En el encuentro entre Vladimir Putin y Donald Trump en la Base Conjunta Elmendorf-Richardson en Anchorage, Alaska, el presidente ruso llegó en un avión Il-76 ruso, escoltado por su Servicio Federal de Protección, un contingente de vehículos y su limusina blindada Aurus Senat que no le pide nada a La Bestia, fabricada por Cadillac. Cuando ambos caminaban sobre la alfombra roja —como diciendo «Mira mis juguetes»— el presidente de los Estados Unidos hizo que volaran sobre sus cabezas un Northrop Grumman B-2 Spirit (también conocido como el Stealth Bomber o «bombardero furtivo») y varios cazas de combate Lockheed Martin F-22 Raptor, las naves aéreas de combate más poderosas del mundo. Putin, impasible, no se dejó intimidar por la coreografía bélica y con la cortesía de quien sabe que el verdadero poder no se sirve en bandejas doradas, sino en silencios que incomodan, rechazó la comida que se le había ofrecido al terminar la reunión. Cuando el ego es más grande que el banquete, no hay caviar que convenza.

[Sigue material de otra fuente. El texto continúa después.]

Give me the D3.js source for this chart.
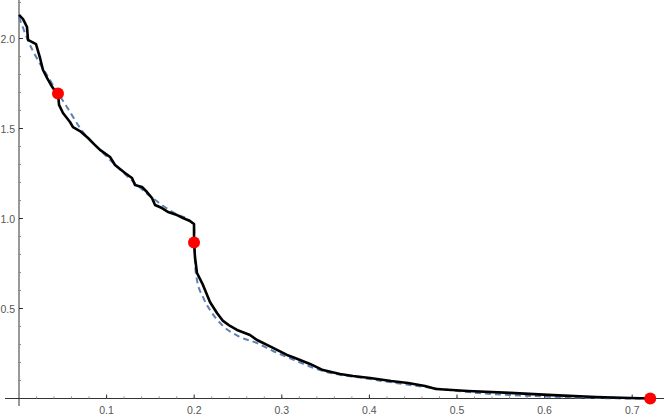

Días después, en un gesto que conjugaba diplomacia y urgencia, el presidente de los Estados Unidos sostuvo una reunión de alto nivel con el noble propósito —envuelto en el celofán de la cortesía internacional— de poner fin a la invasión rusa y, en el mejor de los casos, bordar un acuerdo de paz con hilos de voluntad política y esperanza con líderes clave del escenario internacional: el presidente de Ucrania, Volodímir Zelenski; Ursula von der Leyen, presidenta de la Comisión Europea; António Costa, presidente del Consejo Europeo; Mark Rutte, secretario general de la OTAN; Emmanuel Macron, presidente de Francia; Friedrich Merz, canciller de Alemania; Petteri Orpo, primer ministro de Finlandia; la primera ministra de Italia y Keir Starmer, primer ministro del Reino Unido.